───── Exercise materials
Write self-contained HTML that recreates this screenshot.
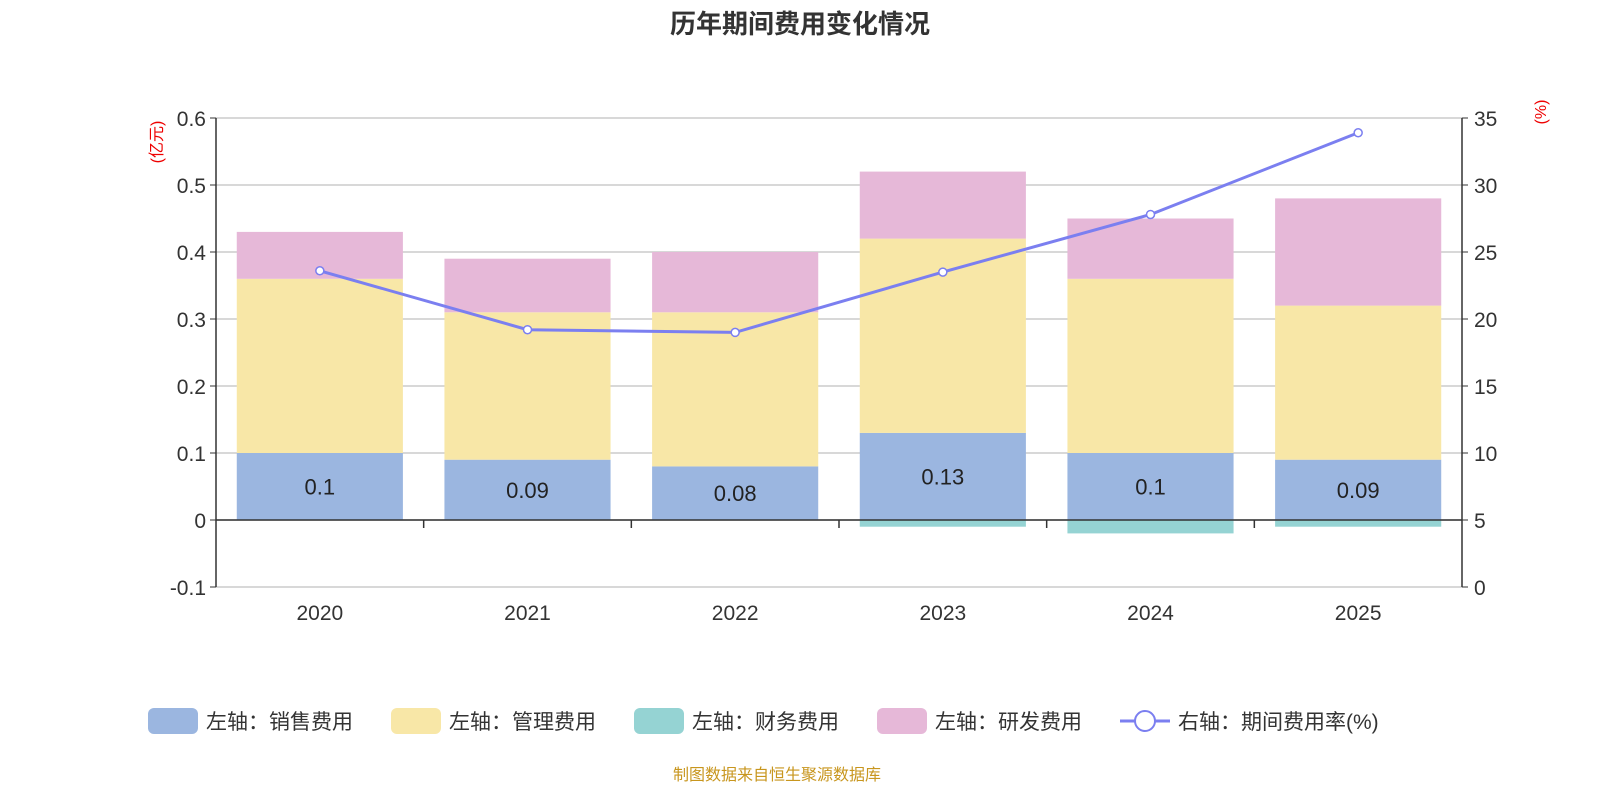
<!DOCTYPE html>
<html><head><meta charset="utf-8"><style>
body{margin:0;background:#fff;font-family:"Liberation Sans","Noto Sans CJK SC",sans-serif;}
</style></head><body>
<svg id="c" width="1600" height="800" xmlns="http://www.w3.org/2000/svg" font-family="Liberation Sans, Noto Sans CJK SC, sans-serif">
<text x="800" y="33" text-anchor="middle" font-size="26" font-weight="bold" fill="#333">历年期间费用变化情况</text>
<text transform="translate(162,142) rotate(-90)" text-anchor="middle" font-size="16" fill="#e00">(亿元)</text>
<text transform="translate(1546,112) rotate(-90)" text-anchor="middle" font-size="16" fill="#e00">(%)</text>
<g id="grid"></g><g id="bars"></g><g id="axes"></g><g id="line"></g>
<g font-size="21" fill="#333">
<rect x="148" y="708" width="50" height="26" rx="6" fill="#9bb6e0"/><text x="206" y="729">左轴：销售费用</text>
<rect x="391" y="708" width="50" height="26" rx="6" fill="#f8e7a7"/><text x="449" y="729">左轴：管理费用</text>
<rect x="634" y="708" width="50" height="26" rx="6" fill="#95d3d3"/><text x="692" y="729">左轴：财务费用</text>
<rect x="877" y="708" width="50" height="26" rx="6" fill="#e6b8d8"/><text x="935" y="729">左轴：研发费用</text>
<line x1="1120" y1="721" x2="1170" y2="721" stroke="#7b7ff0" stroke-width="3"/><circle cx="1145" cy="721" r="10" fill="#fff" stroke="#7b7ff0" stroke-width="2"/><text x="1178" y="729">右轴：期间费用率(%)</text>
</g>
<text x="777" y="780" text-anchor="middle" font-size="16" fill="#c8961e">制图数据来自恒生聚源数据库</text>
</svg>
<script>
const categories=["2020","2021","2022","2023","2024","2025"];
const sales=[0.1,0.09,0.08,0.13,0.1,0.09];
const mgmt=[0.26,0.22,0.23,0.29,0.26,0.23];
const finance=[0,0,0,-0.01,-0.02,-0.01];
const rd=[0.07,0.08,0.09,0.10,0.09,0.16];
const rate=[23.6,19.2,19.0,23.5,27.8,33.9];
const leftTicks=[-0.1,0,0.1,0.2,0.3,0.4,0.5,0.6];
const rightTicks=[0,5,10,15,20,25,30,35];
const NS="http://www.w3.org/2000/svg";
const L=216,R=1462,T=118,B=587;
const yL=v=>B-(v+0.1)/0.7*(B-T);
const yR=v=>B-v/35*(B-T);
const cw=(R-L)/categories.length;
const xC=i=>L+cw*(i+0.5);
function mk(p,tag,a){const e=document.createElementNS(NS,tag);for(const k in a)e.setAttribute(k,a[k]);document.getElementById(p).appendChild(e);return e;}
leftTicks.forEach(v=>{const g=mk("grid","line",{x1:L,x2:R,y1:yL(v),y2:yL(v),stroke:"#ccc","stroke-width":1.5});


const t=mk("axes","text",{x:L-10,y:yL(v)+8,"text-anchor":"end","font-size":21,fill:"#333"});t.textContent=v;

});
rightTicks.forEach(v=>{const t=mk("axes","text",{x:R+12,y:yR(v)+8,"font-size":21,fill:"#333"});t.textContent=v;


const k=mk("axes","line",{x1:R,x2:R+6,y1:yR(v),y2:yR(v),stroke:"#333"});

});
const bw=cw*0.8;
categories.forEach((c,i)=>{
 const x=xC(i)-bw/2;
 function bar(v0,v1,col,n){const r=mk("bars","rect",{x:x,y:Math.min(yL(v0),yL(v1)),width:bw,height:Math.abs(yL(v0)-yL(v1)),fill:col});
  
  }
 bar(0,sales[i],"#9bb6e0","bar-sales-"+c);
 bar(sales[i],sales[i]+mgmt[i],"#f8e7a7","bar-mgmt-"+c);
 bar(sales[i]+mgmt[i],sales[i]+mgmt[i]+rd[i],"#e6b8d8","bar-rd-"+c);
 if(finance[i]!==0)bar(finance[i],0,"#95d3d3","bar-finance-"+c);
 const t=mk("bars","text",{x:xC(i),y:yL(sales[i]/2)+8,"text-anchor":"middle","font-size":22,fill:"#222"});t.textContent=sales[i];
 
 
 const xl=mk("axes","text",{x:xC(i),y:620,"text-anchor":"middle","font-size":21,fill:"#333"});xl.textContent=c;
 
 
 if(i>0){const k=mk("axes","line",{x1:L+cw*i,x2:L+cw*i,y1:yL(0),y2:yL(0)+8,stroke:"#333","stroke-width":1.5});
 
 }
});
const a1=mk("axes","line",{x1:L,x2:R,y1:yL(0),y2:yL(0),stroke:"#333","stroke-width":1.5});
const a2=mk("axes","line",{x1:L,x2:L,y1:T,y2:B,stroke:"#333","stroke-width":1.5});
const a3=mk("axes","line",{x1:R,x2:R,y1:T,y2:B,stroke:"#333","stroke-width":1.5});
leftTicks.forEach(v=>{const k=mk("axes","line",{x1:L-6,x2:L,y1:yL(v),y2:yL(v),stroke:"#333"});});
const pl=mk("line","polyline",{points:rate.map((v,i)=>xC(i)+","+yR(v)).join(" "),fill:"none",stroke:"#7b7ff0","stroke-width":3});


rate.forEach((v,i)=>{const p=mk("line","circle",{cx:xC(i),cy:yR(v),r:4,fill:"#fff",stroke:"#7b7ff0","stroke-width":1.5});

});
</script>
</body></html>
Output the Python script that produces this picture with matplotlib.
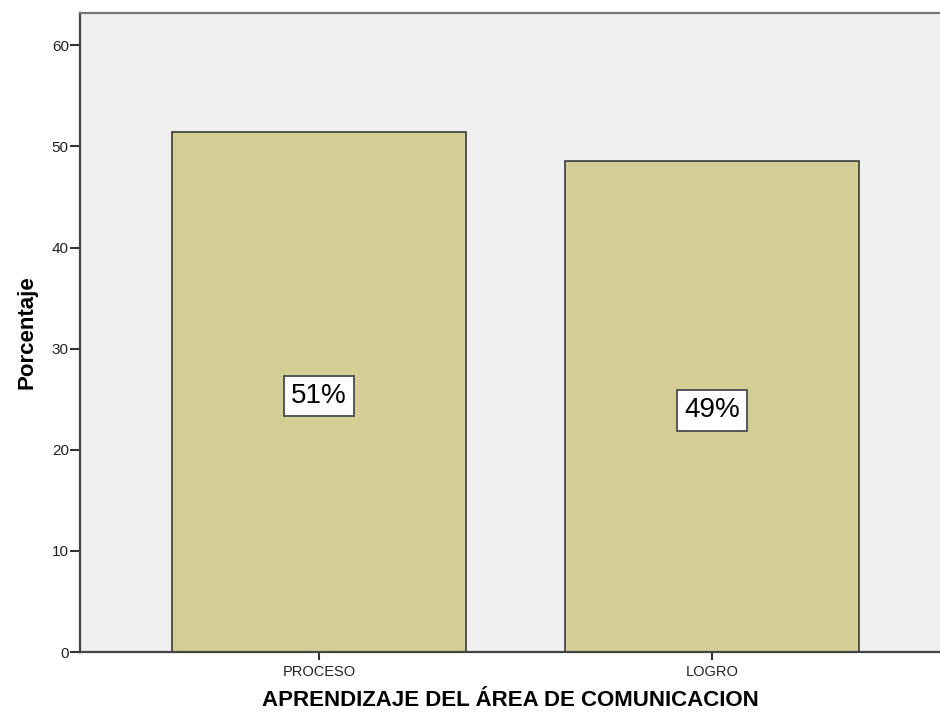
import matplotlib
matplotlib.use("Agg")
import matplotlib.pyplot as plt

categories = ["PROCESO", "LOGRO"]
values = [51.4, 48.6]
labels = ["51%", "49%"]
yticks = [0, 10, 20, 30, 40, 50, 60]

plt.rcParams['font.family'] = ['Liberation Sans', 'DejaVu Sans']

fig = plt.figure(figsize=(9.4, 7.2), dpi=100)
ax = fig.add_axes([0.085, 0.0944, 0.915, 0.8875])
ax.set_facecolor('#EFEFEF')

x = list(range(len(categories)))
ax.bar(x, values, width=0.748, color='#D2CE96', edgecolor='#3A3A3A', linewidth=1.2, zorder=2)
for xi, v, lab in zip(x, values, labels):
    ax.text(xi, v / 2 - 0.4, lab, ha='center', va='center', fontsize=20, color='black', zorder=3,
            bbox=dict(boxstyle='square,pad=0.26', facecolor='white', edgecolor='#555555', linewidth=1.4))

ax.set_xlim(-0.608, 1.58)
ax.set_ylim(0, 63.2)
ax.set_xticks(x)
ax.set_xticklabels(categories, fontsize=10.5)
ax.set_yticks(yticks)
ax.set_yticklabels([str(t) for t in yticks], fontsize=11)
ax.tick_params(axis='both', direction='out', width=1.5, color='#333333', labelcolor='#222222')
ax.tick_params(axis='x', length=6, pad=3)
ax.tick_params(axis='y', length=7, pad=1)

for s in ['left', 'bottom', 'top']:
    ax.spines[s].set_color('#444444')
    ax.spines[s].set_linewidth(1.6)
ax.spines['top'].set_color('#777777')
ax.spines['right'].set_visible(False)

ax.set_ylabel('Porcentaje', fontsize=16, fontweight='bold', labelpad=10)
ax.set_xlabel('APRENDIZAJE DEL ÁREA DE COMUNICACION', fontsize=16, fontweight='bold', labelpad=8)

fig.savefig('out.png', dpi=100)
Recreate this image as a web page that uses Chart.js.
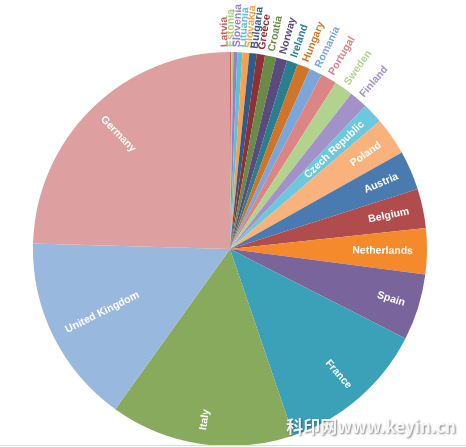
<!DOCTYPE html>
<html>
<head>
<meta charset="utf-8">
<script src="https://cdn.jsdelivr.net/npm/chart.js@4/dist/chart.umd.min.js"></script>
<style>
  html, body { margin: 0; padding: 0; background: #fff; }
  #wrap { width: 466px; height: 447px; position: relative; }
</style>
</head>
<body>
<div id="wrap"><canvas id="pie" width="466" height="447"></canvas></div>
<script>
// Share of the EU total by country (%), in drawing order starting at 12 o'clock
const countries = [
  'Latvia', 'Estonia', 'Slovenia', 'Lituania', 'Slovakia', 'Bulgaria', 'Greece',
  'Croatia', 'Norway', 'Ireland', 'Hungary', 'Romania', 'Portugal', 'Sweden',
  'Finland', 'Czech Republic', 'Poland', 'Austria', 'Belgium', 'Netherlands',
  'Spain', 'France', 'Italy', 'United Kingdom', 'Germany'
];
const shares = [
  0.11, 0.17, 0.31, 0.42, 0.56, 0.61, 0.67,
  0.92, 0.92, 0.89, 1.06, 1.06, 1.33, 1.53,
  1.50, 1.69, 3.11, 3.22, 3.22, 3.78,
  5.44, 12.28, 15.11, 15.56, 24.56
];
const sliceColors = [
  '#d06262', '#a6cf7e', '#9a7ec8', '#5cc0d8', '#f7a14e', '#2f5b8c', '#8c3232',
  '#6a8b48', '#5b4a7e', '#2a7f8e', '#d07528', '#7aa6da', '#dc8585', '#b1d38d',
  '#a392c8', '#6cc8dc', '#f9b27c', '#4a7bb0', '#b04c4c', '#f58a2c',
  '#7a649c', '#3aa1b8', '#88aa5c', '#98b8de', '#dd9f9f'
];

// Slices smaller than this get their label outside the pie
const OUTER_LIMIT = 1.6;
const LABEL_FONT = 'bold 10.5px "Liberation Sans", Arial, Helvetica, sans-serif';

const radialLabels = {
  id: 'radialLabels',
  afterDatasetsDraw(chart) {
    const ctx = chart.ctx;
    const arcs = chart.getDatasetMeta(0).data;
    const items = arcs.map((arc, i) => {
      const p = arc.getProps(['x', 'y', 'startAngle', 'endAngle', 'outerRadius'], true);
      const mid = (p.startAngle + p.endAngle) / 2;
      return { i, p, mid, ang: mid, outer: shares[i] < OUTER_LIMIT };
    });

    // spread the outside labels so neighbouring texts do not overlap
    const outer = items.filter(it => it.outer);
    const minGap = 1.7 * Math.PI / 180;
    for (let iter = 0; iter < 500; iter++) {
      let moved = false;
      for (let k = 0; k < outer.length - 1; k++) {
        const a = outer[k], b = outer[k + 1];
        const gap = b.ang - a.ang;
        if (gap < minGap - 1e-7) {
          const d = (minGap - gap) / 2;
          a.ang -= d; b.ang += d; moved = true;
        }
      }
      if (!moved) break;
    }

    ctx.save();
    ctx.font = LABEL_FONT;
    ctx.textBaseline = 'middle';
    items.forEach(it => {
      const { p, i } = it;
      const ang = it.ang;
      const readsOutward = it.outer || Math.cos(it.mid) >= 0;
      const r = it.outer ? p.outerRadius + 5 : p.outerRadius - 14;
      ctx.save();
      ctx.translate(p.x + Math.cos(ang) * r, p.y + Math.sin(ang) * r);
      ctx.rotate(readsOutward ? ang : ang + Math.PI);
      if (it.outer) {
        ctx.textAlign = 'left';
        ctx.fillStyle = sliceColors[i];
      } else {
        ctx.textAlign = readsOutward ? 'right' : 'left';
        ctx.fillStyle = '#ffffff';
      }
      ctx.fillText(countries[i], 0, 0);
      ctx.restore();
    });
    ctx.restore();
  },
  afterDraw(chart) {
    const ctx = chart.ctx;
    ctx.save();
    // thin frame line along the bottom
    ctx.strokeStyle = '#dcdcdc';
    ctx.lineWidth = 1;
    ctx.beginPath();
    ctx.moveTo(0, 445.5);
    ctx.lineTo(466, 445.5);
    ctx.stroke();
    // site mark
    ctx.font = 'bold 17px "Noto Sans CJK SC", "Liberation Sans", sans-serif';
    ctx.textAlign = 'right';
    ctx.textBaseline = 'alphabetic';
    ctx.shadowColor = 'rgba(60,60,60,0.7)';
    ctx.shadowBlur = 2;
    ctx.shadowOffsetX = 1;
    ctx.shadowOffsetY = 1;
    ctx.fillStyle = 'rgba(255,255,255,0.9)';
    ctx.fillText('科印网www.keyin.cn', 456, 433);
    ctx.restore();
  }
};

new Chart(document.getElementById('pie'), {
  type: 'pie',
  data: {
    labels: countries,
    datasets: [{
      data: shares,
      backgroundColor: sliceColors,
      borderWidth: 0,
      hoverBorderWidth: 0,
      offset: 0,
      hoverOffset: 0
    }]
  },
  options: {
    responsive: false,
    animation: false,
    events: [],
    layout: { padding: { left: 33, right: 39, top: 52, bottom: 1 } },
    plugins: {
      legend: { display: false },
      tooltip: { enabled: false },
      title: { display: false }
    }
  },
  plugins: [radialLabels]
});
</script>
</body>
</html>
──────────
• **Stated task**
Looking back at the lines above, state how many contain the word "matplotlib", and supply nothing besides the number.

• **Result**
4